Sustainable Storytelling

You have heard of sustainable houses and sustainable living but have you heard of sustainable stories?

Though not as visible as the organic, free trade you coffee you might be drinking, its perhaps the most revolutionary orthodox idea you’ll hear about today.  You see, many times in the literary industry, writers are called to “re-interpret” and “revolutionize” stories to appeal to new audiences. There are countless reinterpretations of cinderella stories, Shakespearean dramas and an endless barrage of Hollywood reboots promising “the world that you know is about to come to an end”. Many critics are especially eager to criticize works with contrary social norms that we have today. Jane Austen is interpreted as “revolutionary” in upending her social norms by many Feminist critics, and Shakespeare has possibly the largest collection of homoerotic undertones, according to the leading intellectuals of our time. The constant re-imagining and re-telling of stories “shackled by their time” is a pervasive idea held as innovative and exciting work. However, interpretation according to universal truths that transcend time are deemed intolerant, old fashioned or constrained by the patriarchy. You can almost her the echo of many who would contend, “Elizabeth Bennet should have the right to co-habit with Mr. Darcy, it should be her right to see whether she realize likes him or not, and not be constrained by living in her father’s house until she marries.” Such critics would empathize with Elizabeth’s timeless desire for happiness, but forget the sacrifices of pleasures that must be made for the attainment of virtue, for the uncomfortable but necessary realization that we must live for one another and not just ourselves. They forget that our identity is not individualistic, but part of a whole —a community of people. When we cultivate our egos, they will inevitably clash with those of others. We will feel violated, and we will seek the company of others who will keep our conscience in peace. When that doesn’t work, we become hopeless in our loneliness and become miserable.
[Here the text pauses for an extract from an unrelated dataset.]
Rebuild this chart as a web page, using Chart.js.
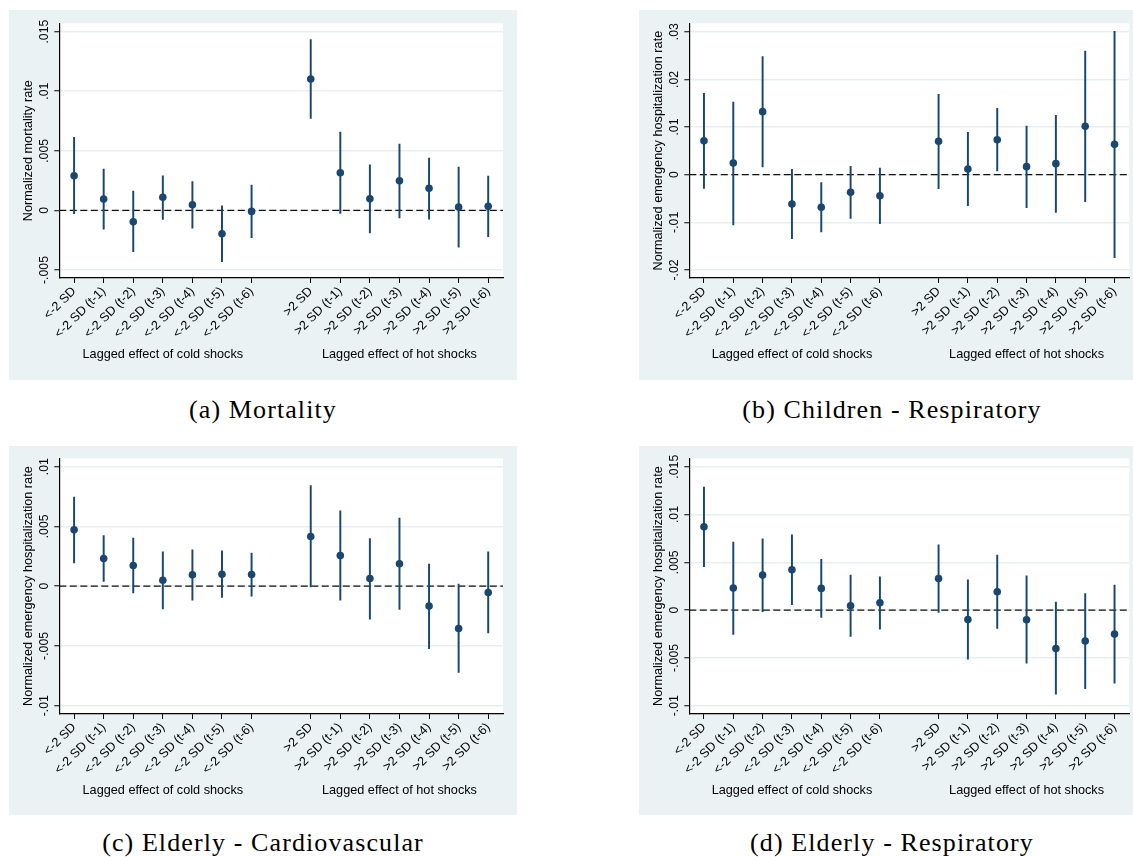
<!DOCTYPE html>
<html>
<head>
<meta charset="utf-8">
<script src="https://cdn.jsdelivr.net/npm/chart.js@4.4.1/dist/chart.umd.min.js"></script>
<style>
  html, body { margin: 0; padding: 0; background: #fff; overflow: hidden; width: 1133px; height: 857px; }
  canvas { position: absolute; }
  .cap {
    position: absolute; width: 500px; text-align: center;
    font-family: "Liberation Serif", serif; font-size: 26px; line-height: 26px;
    letter-spacing: 1.1px; color: #000; white-space: nowrap;
  }
</style>
</head>
<body>
<canvas id="panelA" width="508" height="370" style="left:9px;top:10px"></canvas>
<canvas id="panelB" width="494" height="370" style="left:639px;top:10px"></canvas>
<canvas id="panelC" width="508" height="369" style="left:9px;top:446px"></canvas>
<canvas id="panelD" width="494" height="369" style="left:639px;top:446px"></canvas>

<div class="cap" style="left:13px;top:397px">(a) Mortality</div>
<div class="cap" style="left:642px;top:397px">(b) Children - Respiratory</div>
<div class="cap" style="left:13px;top:830px">(c) Elderly - Cardiovascular</div>
<div class="cap" style="left:642px;top:830px">(d) Elderly - Respiratory</div>

<script>
// Shock categories; the blank slot separates cold lags from hot lags
const categories = [
  '<-2 SD', '<-2 SD (t-1)', '<-2 SD (t-2)', '<-2 SD (t-3)', '<-2 SD (t-4)', '<-2 SD (t-5)', '<-2 SD (t-6)',
  '',
  '>2 SD', '>2 SD (t-1)', '>2 SD (t-2)', '>2 SD (t-3)', '>2 SD (t-4)', '>2 SD (t-5)', '>2 SD (t-6)'
];
const groupLabels = ['Lagged effect of cold shocks', 'Lagged effect of hot shocks'];
const groupCenters = [3, 11];

// (a) Mortality: point estimates and 95% CI bounds
const mortalityEst  = [0.0029, 0.00095, -0.00095, 0.0011, 0.00048, -0.00196, -0.00008, null, 0.01103, 0.00316, 0.00098, 0.00249, 0.00185, 0.00028, 0.00034];
const mortalityLow  = [-0.00028, -0.00157, -0.00347, -0.00076, -0.00148, -0.00431, -0.00229, null, 0.00772, -0.00025, -0.00188, -0.00062, -0.00073, -0.00308, -0.00221];
const mortalityHigh = [0.00613, 0.00347, 0.00162, 0.00291, 0.00243, 0.00039, 0.00213, null, 0.01433, 0.00658, 0.00383, 0.00557, 0.00439, 0.00364, 0.00288];
const mortalityTicks = [-0.005, 0, 0.005, 0.01, 0.015];
const mortalityTickLabels = ['-.005', '0', '.005', '.01', '.015'];

// (b) Children - respiratory emergency hospitalizations
const childRespEst  = [0.00713, 0.00245, 0.01322, -0.00615, -0.00685, -0.00371, -0.00441, null, 0.00699, 0.00119, 0.00734, 0.00168, 0.00231, 0.01014, 0.00636];
const childRespLow  = [-0.00287, -0.01056, 0.00161, -0.01343, -0.01203, -0.00916, -0.01028, null, -0.00294, -0.0065, 0.00077, -0.00692, -0.0079, -0.00566, -0.01741];
const childRespHigh = [0.01706, 0.01524, 0.02476, 0.00112, -0.00168, 0.00175, 0.0014, null, 0.01685, 0.00888, 0.01392, 0.01021, 0.01245, 0.02594, 0.03007];
const childRespTicks = [-0.02, -0.01, 0, 0.01, 0.02, 0.03];
const childRespTickLabels = ['-.02', '-.01', '0', '.01', '.02', '.03'];

// (c) Elderly - cardiovascular emergency hospitalizations
const elderCardioEst  = [0.00471, 0.00232, 0.00173, 0.0005, 0.00095, 0.001, 0.00098, null, 0.00416, 0.00257, 0.00064, 0.00187, -0.00167, -0.00354, -0.00053];
const elderCardioLow  = [0.00195, 0.00039, -0.00056, -0.0019, -0.00117, -0.00095, -0.00084, null, -0.00006, -0.00117, -0.00276, -0.00195, -0.00524, -0.00722, -0.00391];
const elderCardioHigh = [0.00745, 0.00424, 0.00402, 0.00287, 0.00304, 0.00296, 0.00276, null, 0.00842, 0.0063, 0.00399, 0.00569, 0.00184, 0.00017, 0.00287];
const elderCardioTicks = [-0.01, -0.005, 0, 0.005, 0.01];
const elderCardioTickLabels = ['-.01', '-.005', '0', '.005', '.01'];

// (d) Elderly - respiratory emergency hospitalizations
const elderRespEst  = [0.00872, 0.0023, 0.00366, 0.00422, 0.00227, 0.00045, 0.00077, null, 0.00331, -0.00098, 0.00192, -0.00101, -0.00401, -0.00324, -0.00251];
const elderRespLow  = [0.00453, -0.00255, -0.00017, 0.00056, -0.00077, -0.00275, -0.00199, null, -0.00024, -0.00513, -0.00192, -0.00554, -0.00879, -0.00823, -0.00764];
const elderRespHigh = [0.01287, 0.00711, 0.00746, 0.00788, 0.0053, 0.00366, 0.00349, null, 0.00683, 0.00317, 0.00575, 0.00359, 0.00084, 0.00174, 0.00262];
const elderRespTicks = [-0.01, -0.005, 0, 0.005, 0.01, 0.015];
const elderRespTickLabels = ['-.01', '-.005', '0', '.005', '.01', '.015'];

const NAVY = '#1a476f';
const REGION_BG = '#eaf2f3';
const GRID = '#e6eff1';
const SANS = '"Liberation Sans", Arial, sans-serif';

// Outer region fill and white plot area
const backgroundPlugin = {
  id: 'regionBg',
  beforeDraw(chart) {
    const { ctx, chartArea: a } = chart;
    ctx.save();
    ctx.fillStyle = REGION_BG;
    ctx.fillRect(0, 0, chart.width, chart.height);
    ctx.fillStyle = '#fff';
    ctx.fillRect(a.left, a.top, a.right - a.left, a.bottom - a.top);
    ctx.restore();
  }
};

// Dashed reference line at zero
const zeroLinePlugin = {
  id: 'zeroLine',
  beforeDatasetsDraw(chart) {
    const { ctx, chartArea: a } = chart;
    const y = chart.scales.y.getPixelForValue(0);
    ctx.save();
    ctx.strokeStyle = '#111';
    ctx.lineWidth = 1.2;
    ctx.setLineDash([7, 3.5]);
    ctx.beginPath();
    ctx.moveTo(a.left, y);
    ctx.lineTo(a.right, y);
    ctx.stroke();
    ctx.restore();
  }
};

// Vertical y tick labels and the two group captions under the x axis
const textPlugin = {
  id: 'axisText',
  afterDraw(chart) {
    const { ctx } = chart;
    const cfg = chart.options.plugins.axisText;
    const ys = chart.scales.y, xs = chart.scales.x;
    ctx.save();
    ctx.fillStyle = '#000';
    ctx.font = '12.3px ' + SANS;
    ctx.textAlign = 'center';
    ctx.textBaseline = 'alphabetic';
    cfg.tickValues.forEach((v, i) => {
      const y = ys.getPixelForValue(v);
      ctx.save();
      ctx.translate(38.8, y);
      ctx.rotate(-Math.PI / 2);
      ctx.fillText(cfg.tickLabels[i], 0, 0);
      ctx.restore();
    });
    ctx.font = '12.7px ' + SANS;
    ctx.textBaseline = 'middle';
    groupLabels.forEach((t, i) => {
      ctx.fillText(t, xs.getPixelForValue(groupCenters[i]), 344);
    });
    ctx.restore();
  }
};

function makePanel(id, spec) {
  const canvas = document.getElementById(id);
  const H = canvas.height;
  const bars = categories.map((_, i) => spec.low[i] == null ? null : [spec.low[i], spec.high[i]]);
  return new Chart(canvas, {
    data: {
      labels: categories,
      datasets: [
        { type: 'line', data: spec.est, showLine: false, pointRadius: 3.8, pointHoverRadius: 3.8,
          pointBackgroundColor: NAVY, pointBorderColor: NAVY, pointBorderWidth: 0, order: 0 },
        { type: 'bar', data: bars, backgroundColor: NAVY, barThickness: 1.3, borderWidth: 0, order: 1 }
      ]
    },
    options: {
      responsive: false,
      animation: false,
      devicePixelRatio: 1,
      events: [],
      layout: { padding: { top: spec.padTop, right: spec.padRight, left: 0, bottom: 0 } },
      plugins: {
        legend: { display: false },
        tooltip: { enabled: false },
        axisText: { tickValues: spec.ticks, tickLabels: spec.tickLabels }
      },
      scales: {
        x: {
          type: 'category',
          offset: true,
          grid: {
            offset: false, drawOnChartArea: false, drawTicks: true, tickLength: 5, tickWidth: 1,
            tickColor: c => (c.index === 7 ? 'rgba(0,0,0,0)' : '#000')
          },
          border: { color: '#000', width: 1.2 },
          ticks: {
            autoSkip: false, maxRotation: 45, minRotation: 45, padding: 1,
            color: '#000', font: { family: SANS, size: 12.6 }
          },
          afterFit: s => { s.height = H - 268; }
        },
        y: {
          type: 'linear',
          min: spec.min, max: spec.max,
          afterBuildTicks: s => { s.ticks = spec.ticks.map(v => ({ value: v })); },
          ticks: { display: false },
          grid: { color: GRID, lineWidth: 1.5, drawTicks: true, tickLength: 5, tickWidth: 1, tickColor: '#000' },
          border: { color: '#000', width: 1.2 },
          title: {
            display: true, text: spec.title, color: '#000',
            font: { family: SANS, size: 12.7 }, padding: { top: 11.4, bottom: 0 }
          },
          afterFit: s => { s.width = 50.3; }
        }
      }
    },
    plugins: [backgroundPlugin, zeroLinePlugin, textPlugin]
  });
}

makePanel('panelA', {
  est: mortalityEst, low: mortalityLow, high: mortalityHigh,
  ticks: mortalityTicks, tickLabels: mortalityTickLabels,
  min: -0.00567, max: 0.0157, title: 'Normalized mortality rate', padTop: 13.3, padRight: 14
});
makePanel('panelB', {
  est: childRespEst, low: childRespLow, high: childRespHigh,
  ticks: childRespTicks, tickLabels: childRespTickLabels,
  min: -0.02168, max: 0.03176, title: 'Normalized emergency hospitalization rate', padTop: 13.3, padRight: 0
});
makePanel('panelC', {
  est: elderCardioEst, low: elderCardioLow, high: elderCardioHigh,
  ticks: elderCardioTicks, tickLabels: elderCardioTickLabels,
  min: -0.0107, max: 0.0107, title: 'Normalized emergency hospitalization rate', padTop: 12.3, padRight: 14
});
makePanel('panelD', {
  est: elderRespEst, low: elderRespLow, high: elderRespHigh,
  ticks: elderRespTicks, tickLabels: elderRespTickLabels,
  min: -0.01087, max: 0.01588, title: 'Normalized emergency hospitalization rate', padTop: 12.3, padRight: 0
});
</script>
</body>
</html>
The answer to this misery is to embrace the world, instead of confronting it. You see, there is only one earth we live in, and it’s beautiful. Sparkling seas, roaring waterfalls, towering mountains, millions of animals in all shapes, colors and sizes —a multitude of creatures living in harmony unmatched by anything achieved by man. In this magnificent biosphere we live in, every living creature co-exists for the betterment of the whole ecosystem. Consider how flowers in dazzling colors attract birds to eat their seed, how it travels great distances and deposits the seed through its droppings in another place. The bird spreads the species of the plant, while being prey to the eagle which keeps the population in check. Even this apex predator falls to the ground, becoming food to the smallest of creatures to allow the plant to grow its seed, and continue the circle of life. In his fallen nature, man fails to see the harmony and wisdom of this cycle. He destroys, takes over, invades and conquers. We see so much throughout history how much pride there is in leaders when a people become subjugated, when the land is reaped off its resources and the native inhabitants of this earth (animals and plants) are killed off.


How like a tyrant do we impose ourselves in other people and their ideas! Everything is subjected to “re-think” and to upset the established order so as to make way for our own. Can we not, instead of destroying the idea, build on each other, and find the greater truth embedded in all? Every person seeks truth. Not everyone finds it in the same place. But we can identify the remnants of it, like an ancient fossil buried in stone. As a group, we chip through the rock to expose the white carcass —the object of our quest— and discard the dirt which does not belong. Such is our search for truth in stories. We read through the narrative, identifying the key figures, holding our breath when there is a threat to our protagonist, and rejoice at his/her triumph. In doing so we might find that our ideas are not so different from one another as we used to think. Stories like Huckleberry Finn echo the desire within us all for adventure. Far from being new, its a resurrection, a changing manifestation of the same idea built by earlier stories such Beowulf and Homer. Isaac Newton commented that his idea of gravity was only possible because he was “standing on the shoulders of giants”. Even modern music artists draw their melodies from chords discovered by Bach and other Baroque composers in the 17th century. We simply added a Roland 808 with autotune and repeated the chorus 3x over to “create” a new genre of music.

Sustainable Storytelling invokes nature and the universality of truth to re-create stories in different settings and circumstances. It enjoins the literary and artistic community to search for truths in our collective imagination. It doesn’t seek to annihilate, it seeks to join, not to impose, but to invite. Like our dear earth, our ideas will be complementary to one another, and instead of revolution through the destruction of the old, we will be re-discovering the truth and beauty that made us first fall in love with it, like a diamond ring held by the finger of the bride.